__YOUR TASK__.
In the entries below, find the line containing "Generate a LaTeX" and the line containing "(5,7.5) -- (827,7.5);". Copy those two lines and everything between them exactly, without the pictures.

__PROVIDED MATERIAL__.
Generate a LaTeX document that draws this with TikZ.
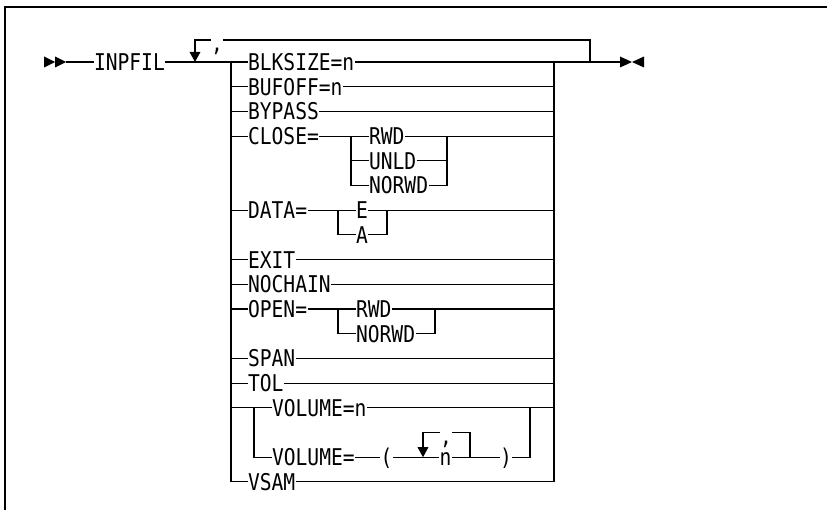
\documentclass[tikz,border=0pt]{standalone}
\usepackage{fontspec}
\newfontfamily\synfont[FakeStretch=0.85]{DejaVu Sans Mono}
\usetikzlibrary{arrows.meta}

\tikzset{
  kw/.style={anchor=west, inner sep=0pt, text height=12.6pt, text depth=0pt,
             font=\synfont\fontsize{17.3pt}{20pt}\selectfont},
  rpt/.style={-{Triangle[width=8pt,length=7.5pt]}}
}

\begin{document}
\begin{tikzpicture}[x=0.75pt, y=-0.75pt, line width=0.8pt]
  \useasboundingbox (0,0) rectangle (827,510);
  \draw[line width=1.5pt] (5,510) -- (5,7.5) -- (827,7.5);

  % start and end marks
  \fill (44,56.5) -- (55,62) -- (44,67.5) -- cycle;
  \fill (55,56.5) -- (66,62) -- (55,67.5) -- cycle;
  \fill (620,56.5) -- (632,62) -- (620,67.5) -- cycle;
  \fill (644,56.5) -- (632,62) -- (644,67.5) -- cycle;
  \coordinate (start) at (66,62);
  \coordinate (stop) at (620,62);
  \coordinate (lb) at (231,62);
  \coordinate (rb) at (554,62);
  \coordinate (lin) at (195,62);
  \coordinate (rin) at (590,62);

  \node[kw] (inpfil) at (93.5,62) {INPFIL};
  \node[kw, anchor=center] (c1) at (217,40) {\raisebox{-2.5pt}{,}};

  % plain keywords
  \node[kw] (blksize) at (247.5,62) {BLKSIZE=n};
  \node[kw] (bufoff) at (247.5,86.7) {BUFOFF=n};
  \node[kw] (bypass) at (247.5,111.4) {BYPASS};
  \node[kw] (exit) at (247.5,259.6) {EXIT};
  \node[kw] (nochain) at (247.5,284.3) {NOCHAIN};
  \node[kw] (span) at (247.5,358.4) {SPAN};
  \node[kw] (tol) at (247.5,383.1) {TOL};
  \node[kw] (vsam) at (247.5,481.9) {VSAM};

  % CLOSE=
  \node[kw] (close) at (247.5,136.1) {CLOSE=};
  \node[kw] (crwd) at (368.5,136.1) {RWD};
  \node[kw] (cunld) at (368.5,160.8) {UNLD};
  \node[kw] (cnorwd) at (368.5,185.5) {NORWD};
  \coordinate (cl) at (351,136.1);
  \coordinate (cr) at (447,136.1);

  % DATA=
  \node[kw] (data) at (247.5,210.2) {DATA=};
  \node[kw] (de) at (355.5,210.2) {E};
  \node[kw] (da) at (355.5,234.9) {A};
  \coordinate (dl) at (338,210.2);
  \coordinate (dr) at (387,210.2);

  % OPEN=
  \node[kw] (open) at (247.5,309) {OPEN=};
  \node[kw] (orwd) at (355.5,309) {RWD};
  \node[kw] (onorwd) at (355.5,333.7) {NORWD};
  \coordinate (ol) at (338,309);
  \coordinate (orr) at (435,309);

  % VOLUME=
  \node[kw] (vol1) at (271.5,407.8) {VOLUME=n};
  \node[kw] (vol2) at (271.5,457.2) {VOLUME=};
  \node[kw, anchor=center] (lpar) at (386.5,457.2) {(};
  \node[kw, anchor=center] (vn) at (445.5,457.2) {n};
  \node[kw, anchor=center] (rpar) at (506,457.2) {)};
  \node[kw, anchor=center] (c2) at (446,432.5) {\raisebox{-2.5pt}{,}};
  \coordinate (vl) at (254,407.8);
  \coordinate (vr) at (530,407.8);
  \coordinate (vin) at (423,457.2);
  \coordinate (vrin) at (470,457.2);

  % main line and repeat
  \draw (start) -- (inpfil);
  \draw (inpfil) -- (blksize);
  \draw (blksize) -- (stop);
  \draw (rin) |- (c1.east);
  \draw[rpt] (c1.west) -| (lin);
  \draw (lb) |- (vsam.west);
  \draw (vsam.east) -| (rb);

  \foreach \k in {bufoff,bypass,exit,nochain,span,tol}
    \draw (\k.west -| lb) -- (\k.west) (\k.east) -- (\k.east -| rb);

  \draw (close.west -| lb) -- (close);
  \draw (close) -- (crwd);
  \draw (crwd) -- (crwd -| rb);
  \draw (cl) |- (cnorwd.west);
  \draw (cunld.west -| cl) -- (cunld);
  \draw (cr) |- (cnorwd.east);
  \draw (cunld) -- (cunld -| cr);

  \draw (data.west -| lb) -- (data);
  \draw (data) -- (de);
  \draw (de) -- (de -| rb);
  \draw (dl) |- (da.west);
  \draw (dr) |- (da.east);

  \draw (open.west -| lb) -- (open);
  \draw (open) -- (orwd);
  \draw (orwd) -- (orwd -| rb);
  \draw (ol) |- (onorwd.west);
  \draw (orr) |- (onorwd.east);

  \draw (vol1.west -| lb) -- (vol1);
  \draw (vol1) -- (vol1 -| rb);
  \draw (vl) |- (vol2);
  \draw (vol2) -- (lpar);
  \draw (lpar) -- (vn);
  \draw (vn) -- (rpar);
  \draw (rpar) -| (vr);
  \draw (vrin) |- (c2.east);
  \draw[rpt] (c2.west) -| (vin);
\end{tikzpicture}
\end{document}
--
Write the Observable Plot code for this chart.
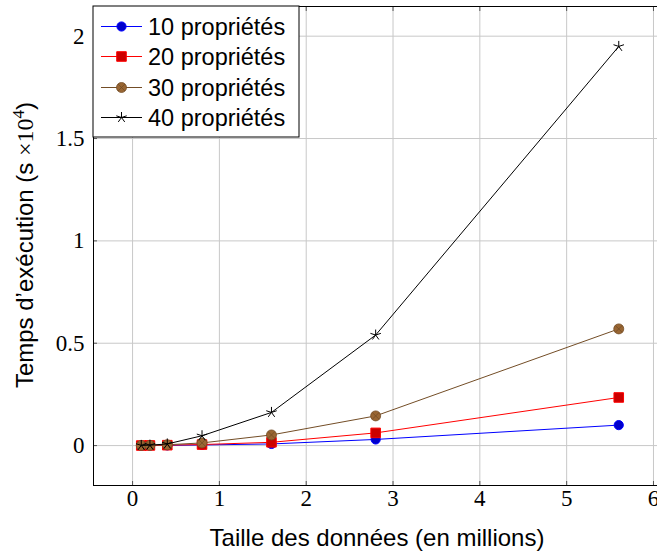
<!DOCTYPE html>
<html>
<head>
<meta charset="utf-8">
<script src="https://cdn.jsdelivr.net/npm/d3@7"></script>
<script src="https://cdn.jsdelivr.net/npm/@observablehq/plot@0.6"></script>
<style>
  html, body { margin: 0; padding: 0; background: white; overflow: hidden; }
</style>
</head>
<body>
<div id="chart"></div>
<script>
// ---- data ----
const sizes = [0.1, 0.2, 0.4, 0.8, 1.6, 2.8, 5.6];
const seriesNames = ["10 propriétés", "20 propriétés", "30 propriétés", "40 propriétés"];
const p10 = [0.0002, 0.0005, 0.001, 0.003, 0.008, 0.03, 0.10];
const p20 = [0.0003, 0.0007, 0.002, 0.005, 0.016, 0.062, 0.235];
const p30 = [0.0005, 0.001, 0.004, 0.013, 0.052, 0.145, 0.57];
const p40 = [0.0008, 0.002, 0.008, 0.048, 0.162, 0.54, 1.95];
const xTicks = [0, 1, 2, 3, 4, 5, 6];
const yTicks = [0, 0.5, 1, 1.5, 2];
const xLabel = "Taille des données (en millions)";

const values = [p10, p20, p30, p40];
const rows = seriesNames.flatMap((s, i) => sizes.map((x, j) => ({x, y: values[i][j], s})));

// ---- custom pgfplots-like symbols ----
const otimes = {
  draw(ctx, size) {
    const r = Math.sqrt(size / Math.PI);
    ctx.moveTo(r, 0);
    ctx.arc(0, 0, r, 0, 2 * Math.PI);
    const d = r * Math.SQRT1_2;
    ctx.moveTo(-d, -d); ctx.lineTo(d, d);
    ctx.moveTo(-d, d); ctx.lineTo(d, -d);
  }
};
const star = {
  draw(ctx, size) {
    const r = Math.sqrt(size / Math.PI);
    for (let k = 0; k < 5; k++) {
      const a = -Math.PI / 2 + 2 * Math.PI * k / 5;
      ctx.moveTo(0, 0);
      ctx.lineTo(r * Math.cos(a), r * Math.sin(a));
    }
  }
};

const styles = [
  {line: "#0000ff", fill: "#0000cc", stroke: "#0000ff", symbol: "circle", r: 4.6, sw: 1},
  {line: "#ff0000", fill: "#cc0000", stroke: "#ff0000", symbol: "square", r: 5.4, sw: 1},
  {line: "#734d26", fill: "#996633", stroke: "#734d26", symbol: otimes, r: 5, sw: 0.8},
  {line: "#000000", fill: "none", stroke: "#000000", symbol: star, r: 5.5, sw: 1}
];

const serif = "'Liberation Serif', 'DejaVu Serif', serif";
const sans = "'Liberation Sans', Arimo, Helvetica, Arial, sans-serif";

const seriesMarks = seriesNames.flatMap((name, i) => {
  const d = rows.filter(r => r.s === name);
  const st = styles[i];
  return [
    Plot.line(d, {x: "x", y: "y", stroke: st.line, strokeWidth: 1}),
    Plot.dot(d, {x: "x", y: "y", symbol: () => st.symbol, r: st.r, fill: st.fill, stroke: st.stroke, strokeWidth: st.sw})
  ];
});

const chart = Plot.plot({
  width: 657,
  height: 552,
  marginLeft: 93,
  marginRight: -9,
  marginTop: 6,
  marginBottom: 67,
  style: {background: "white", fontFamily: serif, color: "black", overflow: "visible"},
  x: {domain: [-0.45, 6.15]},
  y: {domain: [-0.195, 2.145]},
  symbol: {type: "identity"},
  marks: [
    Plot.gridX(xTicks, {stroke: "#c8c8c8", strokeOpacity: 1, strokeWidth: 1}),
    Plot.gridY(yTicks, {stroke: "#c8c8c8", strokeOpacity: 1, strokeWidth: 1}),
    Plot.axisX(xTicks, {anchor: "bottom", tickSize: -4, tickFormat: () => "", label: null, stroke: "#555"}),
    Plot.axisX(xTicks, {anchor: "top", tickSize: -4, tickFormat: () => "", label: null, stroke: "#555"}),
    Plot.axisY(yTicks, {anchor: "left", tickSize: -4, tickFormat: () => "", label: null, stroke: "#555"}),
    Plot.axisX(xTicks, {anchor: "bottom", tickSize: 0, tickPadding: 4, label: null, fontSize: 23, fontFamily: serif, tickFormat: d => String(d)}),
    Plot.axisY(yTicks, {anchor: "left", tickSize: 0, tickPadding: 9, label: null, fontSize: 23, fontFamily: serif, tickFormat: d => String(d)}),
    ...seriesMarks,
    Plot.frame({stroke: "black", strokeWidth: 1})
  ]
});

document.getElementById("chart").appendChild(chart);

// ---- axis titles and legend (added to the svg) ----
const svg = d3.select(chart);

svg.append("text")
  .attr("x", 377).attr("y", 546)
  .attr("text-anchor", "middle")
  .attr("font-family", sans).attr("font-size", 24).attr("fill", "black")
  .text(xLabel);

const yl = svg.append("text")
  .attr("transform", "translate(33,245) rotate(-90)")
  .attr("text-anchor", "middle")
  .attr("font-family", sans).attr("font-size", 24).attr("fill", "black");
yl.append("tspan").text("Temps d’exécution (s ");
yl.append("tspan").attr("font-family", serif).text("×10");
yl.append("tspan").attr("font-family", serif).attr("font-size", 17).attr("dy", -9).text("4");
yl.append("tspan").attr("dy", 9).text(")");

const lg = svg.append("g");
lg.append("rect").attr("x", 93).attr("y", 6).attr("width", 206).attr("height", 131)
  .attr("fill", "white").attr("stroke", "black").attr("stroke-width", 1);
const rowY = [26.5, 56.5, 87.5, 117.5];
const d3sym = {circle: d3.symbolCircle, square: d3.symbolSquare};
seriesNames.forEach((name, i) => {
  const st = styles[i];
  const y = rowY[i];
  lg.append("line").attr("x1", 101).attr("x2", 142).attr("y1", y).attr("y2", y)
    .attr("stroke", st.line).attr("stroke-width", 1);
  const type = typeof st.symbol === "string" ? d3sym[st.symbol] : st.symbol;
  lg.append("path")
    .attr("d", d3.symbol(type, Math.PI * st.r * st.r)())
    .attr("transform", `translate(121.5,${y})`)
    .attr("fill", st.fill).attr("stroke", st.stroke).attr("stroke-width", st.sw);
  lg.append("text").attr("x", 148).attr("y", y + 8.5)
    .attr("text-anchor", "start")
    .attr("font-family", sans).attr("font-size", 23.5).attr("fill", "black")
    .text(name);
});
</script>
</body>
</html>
...
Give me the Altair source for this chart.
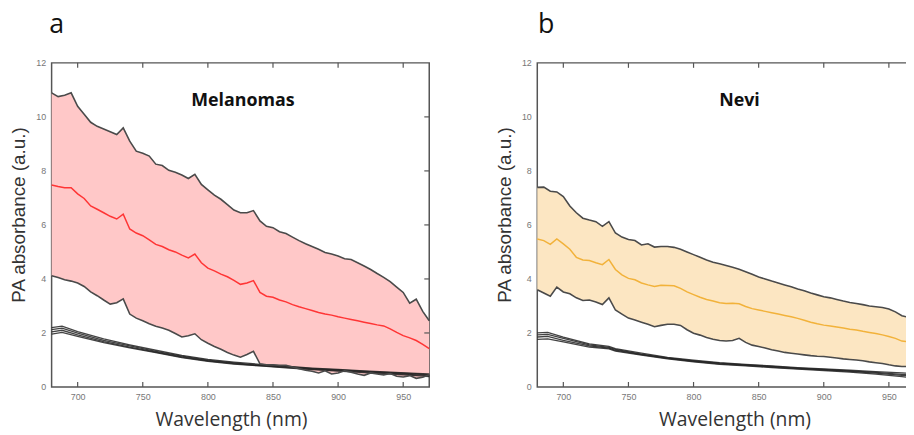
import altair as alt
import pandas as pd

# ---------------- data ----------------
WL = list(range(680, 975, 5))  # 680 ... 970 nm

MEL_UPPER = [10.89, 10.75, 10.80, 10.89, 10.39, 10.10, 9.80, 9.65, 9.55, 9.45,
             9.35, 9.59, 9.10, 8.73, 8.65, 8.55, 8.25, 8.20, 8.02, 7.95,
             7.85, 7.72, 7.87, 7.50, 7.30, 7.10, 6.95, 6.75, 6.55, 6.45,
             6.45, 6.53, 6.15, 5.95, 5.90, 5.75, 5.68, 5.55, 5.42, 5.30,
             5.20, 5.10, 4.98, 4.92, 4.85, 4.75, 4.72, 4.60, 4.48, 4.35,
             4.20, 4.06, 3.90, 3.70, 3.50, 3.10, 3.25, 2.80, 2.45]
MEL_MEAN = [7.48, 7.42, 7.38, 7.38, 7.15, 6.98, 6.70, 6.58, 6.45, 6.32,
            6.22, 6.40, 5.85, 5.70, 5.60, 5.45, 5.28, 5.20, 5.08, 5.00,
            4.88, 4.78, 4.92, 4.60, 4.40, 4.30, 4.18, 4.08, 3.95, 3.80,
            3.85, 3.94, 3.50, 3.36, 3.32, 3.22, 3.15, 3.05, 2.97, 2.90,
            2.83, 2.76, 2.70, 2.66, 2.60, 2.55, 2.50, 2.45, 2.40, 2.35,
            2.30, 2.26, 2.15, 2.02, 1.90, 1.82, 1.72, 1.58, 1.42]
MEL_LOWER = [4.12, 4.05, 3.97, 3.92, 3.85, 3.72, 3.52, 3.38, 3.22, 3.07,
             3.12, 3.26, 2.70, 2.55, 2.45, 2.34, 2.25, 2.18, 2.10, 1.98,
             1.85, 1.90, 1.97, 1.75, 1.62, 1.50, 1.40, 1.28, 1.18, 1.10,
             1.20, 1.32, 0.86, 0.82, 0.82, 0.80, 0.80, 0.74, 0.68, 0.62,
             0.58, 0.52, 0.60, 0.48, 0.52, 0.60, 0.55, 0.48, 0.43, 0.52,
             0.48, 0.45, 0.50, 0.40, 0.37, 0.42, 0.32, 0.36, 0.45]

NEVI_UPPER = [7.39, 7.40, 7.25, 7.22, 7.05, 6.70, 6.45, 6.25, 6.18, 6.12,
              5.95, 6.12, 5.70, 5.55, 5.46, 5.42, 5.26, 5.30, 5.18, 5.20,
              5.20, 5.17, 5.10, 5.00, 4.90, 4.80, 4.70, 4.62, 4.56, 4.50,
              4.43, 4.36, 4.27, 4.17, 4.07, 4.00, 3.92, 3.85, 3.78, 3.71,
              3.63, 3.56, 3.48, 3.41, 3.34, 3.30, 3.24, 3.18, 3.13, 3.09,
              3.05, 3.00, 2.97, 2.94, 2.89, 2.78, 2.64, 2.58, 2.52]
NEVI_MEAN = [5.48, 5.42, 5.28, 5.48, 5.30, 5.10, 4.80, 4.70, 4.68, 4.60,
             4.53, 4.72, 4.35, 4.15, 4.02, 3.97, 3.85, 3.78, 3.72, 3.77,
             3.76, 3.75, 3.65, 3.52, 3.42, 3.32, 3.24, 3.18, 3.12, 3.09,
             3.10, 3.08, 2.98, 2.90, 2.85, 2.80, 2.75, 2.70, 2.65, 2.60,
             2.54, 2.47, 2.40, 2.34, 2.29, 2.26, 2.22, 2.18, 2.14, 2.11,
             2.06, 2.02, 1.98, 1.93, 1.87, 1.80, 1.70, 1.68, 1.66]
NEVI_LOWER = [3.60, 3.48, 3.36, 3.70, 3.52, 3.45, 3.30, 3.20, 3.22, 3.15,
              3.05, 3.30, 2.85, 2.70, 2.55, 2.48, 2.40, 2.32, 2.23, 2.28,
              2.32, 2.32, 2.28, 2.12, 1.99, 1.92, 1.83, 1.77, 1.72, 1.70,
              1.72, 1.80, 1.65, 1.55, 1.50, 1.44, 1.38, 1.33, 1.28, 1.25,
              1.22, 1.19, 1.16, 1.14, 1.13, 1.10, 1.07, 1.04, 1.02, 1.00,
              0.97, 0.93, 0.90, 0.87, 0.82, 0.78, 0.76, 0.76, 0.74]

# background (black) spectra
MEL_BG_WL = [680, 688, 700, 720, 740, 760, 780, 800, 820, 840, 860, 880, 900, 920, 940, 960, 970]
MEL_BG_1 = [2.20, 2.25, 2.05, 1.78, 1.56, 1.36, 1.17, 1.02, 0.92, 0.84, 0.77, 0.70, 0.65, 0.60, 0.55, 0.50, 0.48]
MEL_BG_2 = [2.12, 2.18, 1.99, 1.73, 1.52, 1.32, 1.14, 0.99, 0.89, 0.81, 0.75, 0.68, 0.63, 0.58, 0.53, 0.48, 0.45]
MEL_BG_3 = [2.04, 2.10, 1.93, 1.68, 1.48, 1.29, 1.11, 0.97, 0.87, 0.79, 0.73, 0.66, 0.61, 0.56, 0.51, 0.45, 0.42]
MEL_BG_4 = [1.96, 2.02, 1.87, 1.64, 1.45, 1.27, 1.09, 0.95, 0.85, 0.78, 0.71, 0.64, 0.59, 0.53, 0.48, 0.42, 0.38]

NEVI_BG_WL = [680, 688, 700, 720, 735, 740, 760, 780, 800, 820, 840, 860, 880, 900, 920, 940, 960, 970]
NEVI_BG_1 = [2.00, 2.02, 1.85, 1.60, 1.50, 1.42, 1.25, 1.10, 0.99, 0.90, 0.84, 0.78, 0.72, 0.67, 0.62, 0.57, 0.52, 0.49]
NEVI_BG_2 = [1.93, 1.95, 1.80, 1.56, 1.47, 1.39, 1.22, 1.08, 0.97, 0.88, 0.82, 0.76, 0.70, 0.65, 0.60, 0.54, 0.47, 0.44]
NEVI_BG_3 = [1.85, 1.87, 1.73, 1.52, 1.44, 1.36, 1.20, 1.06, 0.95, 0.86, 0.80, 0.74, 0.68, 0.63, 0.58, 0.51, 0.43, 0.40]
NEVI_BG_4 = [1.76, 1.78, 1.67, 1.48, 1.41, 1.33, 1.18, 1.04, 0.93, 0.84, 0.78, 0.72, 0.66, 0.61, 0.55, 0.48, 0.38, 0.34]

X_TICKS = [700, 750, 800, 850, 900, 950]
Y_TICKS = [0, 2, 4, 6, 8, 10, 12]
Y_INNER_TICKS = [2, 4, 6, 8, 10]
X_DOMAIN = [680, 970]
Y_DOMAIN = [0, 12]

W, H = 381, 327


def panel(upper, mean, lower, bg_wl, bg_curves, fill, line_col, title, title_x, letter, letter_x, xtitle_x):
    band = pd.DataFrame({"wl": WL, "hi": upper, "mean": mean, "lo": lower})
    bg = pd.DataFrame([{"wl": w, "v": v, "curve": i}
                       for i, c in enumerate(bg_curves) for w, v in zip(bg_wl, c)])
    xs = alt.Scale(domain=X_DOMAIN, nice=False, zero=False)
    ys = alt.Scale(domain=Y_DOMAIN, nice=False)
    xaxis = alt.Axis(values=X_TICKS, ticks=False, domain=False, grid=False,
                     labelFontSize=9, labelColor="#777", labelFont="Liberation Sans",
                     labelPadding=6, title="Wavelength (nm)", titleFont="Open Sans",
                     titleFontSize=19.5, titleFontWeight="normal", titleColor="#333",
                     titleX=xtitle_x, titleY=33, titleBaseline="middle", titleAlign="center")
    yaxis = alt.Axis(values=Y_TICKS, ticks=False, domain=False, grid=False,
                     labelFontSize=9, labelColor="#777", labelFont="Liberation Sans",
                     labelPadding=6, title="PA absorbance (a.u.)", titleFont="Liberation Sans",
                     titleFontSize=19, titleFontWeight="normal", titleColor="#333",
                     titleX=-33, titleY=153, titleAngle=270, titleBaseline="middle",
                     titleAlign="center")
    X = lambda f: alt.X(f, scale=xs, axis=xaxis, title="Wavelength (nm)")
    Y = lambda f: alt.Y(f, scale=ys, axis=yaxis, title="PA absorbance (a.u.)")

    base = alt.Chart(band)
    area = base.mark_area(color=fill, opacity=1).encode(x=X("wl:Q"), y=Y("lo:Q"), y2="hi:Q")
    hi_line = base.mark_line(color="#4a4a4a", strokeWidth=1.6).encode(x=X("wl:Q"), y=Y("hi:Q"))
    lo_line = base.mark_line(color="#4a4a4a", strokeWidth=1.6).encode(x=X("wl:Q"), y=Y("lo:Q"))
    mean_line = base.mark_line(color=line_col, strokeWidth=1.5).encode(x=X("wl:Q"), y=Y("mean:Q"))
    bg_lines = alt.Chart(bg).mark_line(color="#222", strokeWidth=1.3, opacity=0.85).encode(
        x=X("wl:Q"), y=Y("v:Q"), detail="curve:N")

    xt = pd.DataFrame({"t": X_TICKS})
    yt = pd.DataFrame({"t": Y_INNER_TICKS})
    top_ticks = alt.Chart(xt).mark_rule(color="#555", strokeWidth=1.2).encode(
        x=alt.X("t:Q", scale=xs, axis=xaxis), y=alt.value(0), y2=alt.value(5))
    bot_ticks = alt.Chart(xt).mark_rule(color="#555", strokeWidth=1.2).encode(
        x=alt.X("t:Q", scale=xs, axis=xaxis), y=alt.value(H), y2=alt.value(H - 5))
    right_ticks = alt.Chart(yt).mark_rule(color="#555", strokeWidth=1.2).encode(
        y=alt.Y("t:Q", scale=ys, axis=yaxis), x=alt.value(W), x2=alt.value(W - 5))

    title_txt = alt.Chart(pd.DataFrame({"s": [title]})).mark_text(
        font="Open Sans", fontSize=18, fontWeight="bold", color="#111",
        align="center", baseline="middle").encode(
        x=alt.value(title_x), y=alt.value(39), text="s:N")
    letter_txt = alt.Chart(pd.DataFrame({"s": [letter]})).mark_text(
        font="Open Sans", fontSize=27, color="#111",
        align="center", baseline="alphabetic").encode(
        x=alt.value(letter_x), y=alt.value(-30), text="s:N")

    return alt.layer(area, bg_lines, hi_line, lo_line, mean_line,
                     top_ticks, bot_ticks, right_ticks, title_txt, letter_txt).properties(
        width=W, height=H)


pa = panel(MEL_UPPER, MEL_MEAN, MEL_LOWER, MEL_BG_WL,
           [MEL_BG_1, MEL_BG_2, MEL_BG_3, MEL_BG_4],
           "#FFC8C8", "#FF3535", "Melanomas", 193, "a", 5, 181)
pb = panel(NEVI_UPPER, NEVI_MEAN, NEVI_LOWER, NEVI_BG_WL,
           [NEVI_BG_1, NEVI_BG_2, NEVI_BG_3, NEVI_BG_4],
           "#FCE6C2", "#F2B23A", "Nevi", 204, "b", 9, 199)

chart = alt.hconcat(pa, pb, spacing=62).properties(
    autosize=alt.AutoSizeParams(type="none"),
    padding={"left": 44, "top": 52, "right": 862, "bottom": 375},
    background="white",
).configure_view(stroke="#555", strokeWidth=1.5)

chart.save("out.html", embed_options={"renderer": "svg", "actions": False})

__TASK SOLUTION__.
Generate a LaTeX document that draws this with TikZ.
\documentclass[tikz,border=0pt]{standalone}
\usepackage{fontspec}
\newfontfamily\synfont[FakeStretch=0.85]{DejaVu Sans Mono}
\usetikzlibrary{arrows.meta}

\tikzset{
  kw/.style={anchor=west, inner sep=0pt, text height=12.6pt, text depth=0pt,
             font=\synfont\fontsize{17.3pt}{20pt}\selectfont},
  rpt/.style={-{Triangle[width=8pt,length=7.5pt]}}
}

\begin{document}
\begin{tikzpicture}[x=0.75pt, y=-0.75pt, line width=0.8pt]
  \useasboundingbox (0,0) rectangle (827,510);
  \draw[line width=1.5pt] (5,510) -- (5,7.5) -- (827,7.5);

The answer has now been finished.